» **DATA PROVIDED**
+ + + + +

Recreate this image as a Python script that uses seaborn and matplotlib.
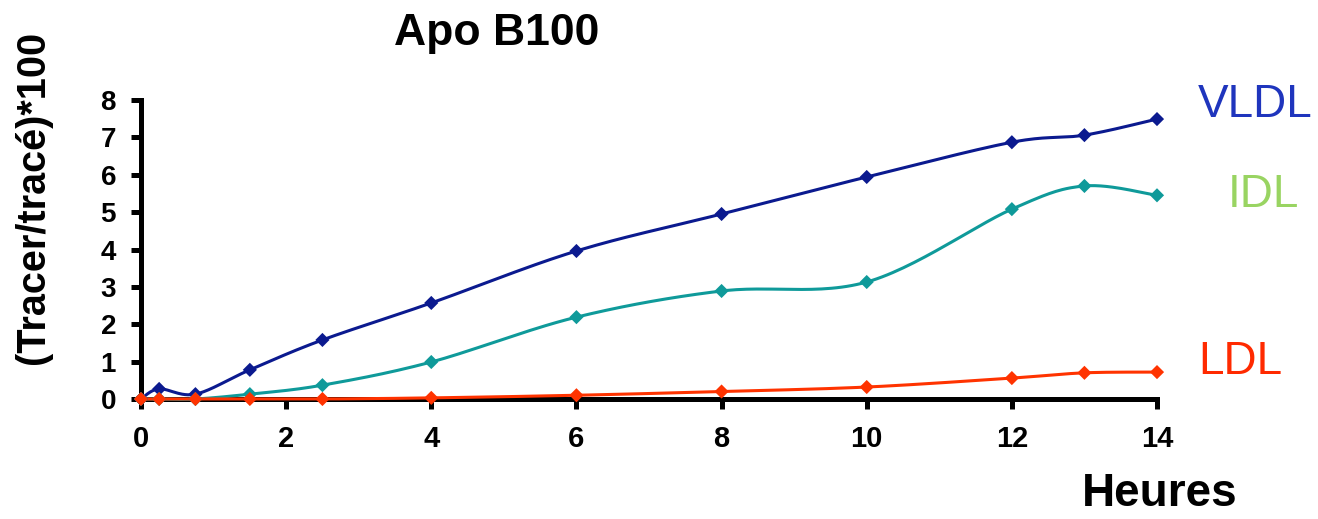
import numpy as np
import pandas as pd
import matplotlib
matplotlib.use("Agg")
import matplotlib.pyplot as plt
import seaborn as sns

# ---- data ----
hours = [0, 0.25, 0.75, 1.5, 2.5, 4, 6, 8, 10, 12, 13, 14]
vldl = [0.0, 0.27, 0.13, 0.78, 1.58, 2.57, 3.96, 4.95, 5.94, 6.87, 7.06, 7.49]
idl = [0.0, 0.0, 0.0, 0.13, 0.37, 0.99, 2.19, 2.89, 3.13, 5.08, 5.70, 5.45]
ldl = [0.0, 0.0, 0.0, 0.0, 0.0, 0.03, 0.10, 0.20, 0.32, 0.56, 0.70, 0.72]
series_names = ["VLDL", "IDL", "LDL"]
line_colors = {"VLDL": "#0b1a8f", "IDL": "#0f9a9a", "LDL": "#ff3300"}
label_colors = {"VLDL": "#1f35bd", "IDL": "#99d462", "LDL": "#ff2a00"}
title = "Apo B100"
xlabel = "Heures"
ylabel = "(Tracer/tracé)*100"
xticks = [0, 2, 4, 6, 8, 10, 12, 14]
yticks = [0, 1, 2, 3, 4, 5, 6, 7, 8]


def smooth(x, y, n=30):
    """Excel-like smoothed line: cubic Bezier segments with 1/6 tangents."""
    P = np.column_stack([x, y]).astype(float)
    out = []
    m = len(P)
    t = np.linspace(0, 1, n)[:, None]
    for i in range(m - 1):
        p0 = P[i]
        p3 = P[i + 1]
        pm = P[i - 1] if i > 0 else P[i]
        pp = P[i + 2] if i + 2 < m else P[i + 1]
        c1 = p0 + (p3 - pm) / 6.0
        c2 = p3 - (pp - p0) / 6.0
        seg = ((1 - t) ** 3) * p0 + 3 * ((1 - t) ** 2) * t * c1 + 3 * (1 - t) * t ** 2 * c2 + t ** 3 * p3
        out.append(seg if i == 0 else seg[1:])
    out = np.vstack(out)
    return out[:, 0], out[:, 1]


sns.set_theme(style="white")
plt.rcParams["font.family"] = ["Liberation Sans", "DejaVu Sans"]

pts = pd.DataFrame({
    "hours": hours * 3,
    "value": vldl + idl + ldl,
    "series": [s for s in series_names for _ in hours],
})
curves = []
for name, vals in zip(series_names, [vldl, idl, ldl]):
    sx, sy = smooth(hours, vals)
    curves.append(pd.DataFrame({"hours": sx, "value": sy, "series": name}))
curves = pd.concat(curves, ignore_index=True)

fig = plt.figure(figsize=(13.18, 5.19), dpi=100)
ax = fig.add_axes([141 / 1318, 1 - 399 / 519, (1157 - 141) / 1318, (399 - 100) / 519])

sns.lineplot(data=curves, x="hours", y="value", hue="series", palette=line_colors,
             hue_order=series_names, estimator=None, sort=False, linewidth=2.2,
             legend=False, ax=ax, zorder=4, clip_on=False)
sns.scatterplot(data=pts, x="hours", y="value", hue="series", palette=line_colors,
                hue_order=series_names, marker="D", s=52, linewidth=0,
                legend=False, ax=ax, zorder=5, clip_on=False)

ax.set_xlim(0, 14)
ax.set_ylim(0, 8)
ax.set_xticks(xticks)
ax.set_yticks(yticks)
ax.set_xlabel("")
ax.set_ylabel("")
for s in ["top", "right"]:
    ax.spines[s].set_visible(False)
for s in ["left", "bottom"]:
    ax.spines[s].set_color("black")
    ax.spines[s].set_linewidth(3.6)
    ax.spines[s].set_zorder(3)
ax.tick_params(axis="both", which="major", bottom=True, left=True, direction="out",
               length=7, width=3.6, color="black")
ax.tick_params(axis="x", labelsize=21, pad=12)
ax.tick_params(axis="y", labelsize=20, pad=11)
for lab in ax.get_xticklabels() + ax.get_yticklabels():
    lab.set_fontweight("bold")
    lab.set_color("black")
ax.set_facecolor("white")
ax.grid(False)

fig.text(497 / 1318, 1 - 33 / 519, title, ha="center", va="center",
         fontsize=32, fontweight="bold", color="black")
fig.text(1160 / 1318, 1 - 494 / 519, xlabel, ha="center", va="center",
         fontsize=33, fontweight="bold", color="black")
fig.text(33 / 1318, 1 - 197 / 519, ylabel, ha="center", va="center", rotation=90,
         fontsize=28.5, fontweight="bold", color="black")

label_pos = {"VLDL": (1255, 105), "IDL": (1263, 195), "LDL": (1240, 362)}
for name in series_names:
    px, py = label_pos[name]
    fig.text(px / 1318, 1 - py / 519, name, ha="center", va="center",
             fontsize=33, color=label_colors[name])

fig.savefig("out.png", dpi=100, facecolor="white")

+ + + + +

» **WHAT TO DO**
Transcribe the material exactly, leaving every picture out.

» **EXERCISE RESULT**
Recreate this image as a Python script that uses seaborn and matplotlib.
import numpy as np
import pandas as pd
import matplotlib
matplotlib.use("Agg")
import matplotlib.pyplot as plt
import seaborn as sns

# ---- data ----
hours = [0, 0.25, 0.75, 1.5, 2.5, 4, 6, 8, 10, 12, 13, 14]
vldl = [0.0, 0.27, 0.13, 0.78, 1.58, 2.57, 3.96, 4.95, 5.94, 6.87, 7.06, 7.49]
idl = [0.0, 0.0, 0.0, 0.13, 0.37, 0.99, 2.19, 2.89, 3.13, 5.08, 5.70, 5.45]
ldl = [0.0, 0.0, 0.0, 0.0, 0.0, 0.03, 0.10, 0.20, 0.32, 0.56, 0.70, 0.72]
series_names = ["VLDL", "IDL", "LDL"]
line_colors = {"VLDL": "#0b1a8f", "IDL": "#0f9a9a", "LDL": "#ff3300"}
label_colors = {"VLDL": "#1f35bd", "IDL": "#99d462", "LDL": "#ff2a00"}
title = "Apo B100"
xlabel = "Heures"
ylabel = "(Tracer/tracé)*100"
xticks = [0, 2, 4, 6, 8, 10, 12, 14]
yticks = [0, 1, 2, 3, 4, 5, 6, 7, 8]


def smooth(x, y, n=30):
    """Excel-like smoothed line: cubic Bezier segments with 1/6 tangents."""
    P = np.column_stack([x, y]).astype(float)
    out = []
    m = len(P)
    t = np.linspace(0, 1, n)[:, None]
    for i in range(m - 1):
        p0 = P[i]
        p3 = P[i + 1]
        pm = P[i - 1] if i > 0 else P[i]
        pp = P[i + 2] if i + 2 < m else P[i + 1]
        c1 = p0 + (p3 - pm) / 6.0
        c2 = p3 - (pp - p0) / 6.0
        seg = ((1 - t) ** 3) * p0 + 3 * ((1 - t) ** 2) * t * c1 + 3 * (1 - t) * t ** 2 * c2 + t ** 3 * p3
        out.append(seg if i == 0 else seg[1:])
    out = np.vstack(out)
    return out[:, 0], out[:, 1]


sns.set_theme(style="white")
plt.rcParams["font.family"] = ["Liberation Sans", "DejaVu Sans"]

pts = pd.DataFrame({
    "hours": hours * 3,
    "value": vldl + idl + ldl,
    "series": [s for s in series_names for _ in hours],
})
curves = []
for name, vals in zip(series_names, [vldl, idl, ldl]):
    sx, sy = smooth(hours, vals)
    curves.append(pd.DataFrame({"hours": sx, "value": sy, "series": name}))
curves = pd.concat(curves, ignore_index=True)

fig = plt.figure(figsize=(13.18, 5.19), dpi=100)
ax = fig.add_axes([141 / 1318, 1 - 399 / 519, (1157 - 141) / 1318, (399 - 100) / 519])

sns.lineplot(data=curves, x="hours", y="value", hue="series", palette=line_colors,
             hue_order=series_names, estimator=None, sort=False, linewidth=2.2,
             legend=False, ax=ax, zorder=4, clip_on=False)
sns.scatterplot(data=pts, x="hours", y="value", hue="series", palette=line_colors,
                hue_order=series_names, marker="D", s=52, linewidth=0,
                legend=False, ax=ax, zorder=5, clip_on=False)

ax.set_xlim(0, 14)
ax.set_ylim(0, 8)
ax.set_xticks(xticks)
ax.set_yticks(yticks)
ax.set_xlabel("")
ax.set_ylabel("")
for s in ["top", "right"]:
    ax.spines[s].set_visible(False)
for s in ["left", "bottom"]:
    ax.spines[s].set_color("black")
    ax.spines[s].set_linewidth(3.6)
    ax.spines[s].set_zorder(3)
ax.tick_params(axis="both", which="major", bottom=True, left=True, direction="out",
               length=7, width=3.6, color="black")
ax.tick_params(axis="x", labelsize=21, pad=12)
ax.tick_params(axis="y", labelsize=20, pad=11)
for lab in ax.get_xticklabels() + ax.get_yticklabels():
    lab.set_fontweight("bold")
    lab.set_color("black")
ax.set_facecolor("white")
ax.grid(False)

fig.text(497 / 1318, 1 - 33 / 519, title, ha="center", va="center",
         fontsize=32, fontweight="bold", color="black")
fig.text(1160 / 1318, 1 - 494 / 519, xlabel, ha="center", va="center",
         fontsize=33, fontweight="bold", color="black")
fig.text(33 / 1318, 1 - 197 / 519, ylabel, ha="center", va="center", rotation=90,
         fontsize=28.5, fontweight="bold", color="black")

label_pos = {"VLDL": (1255, 105), "IDL": (1263, 195), "LDL": (1240, 362)}
for name in series_names:
    px, py = label_pos[name]
    fig.text(px / 1318, 1 - py / 519, name, ha="center", va="center",
             fontsize=33, color=label_colors[name])

fig.savefig("out.png", dpi=100, facecolor="white")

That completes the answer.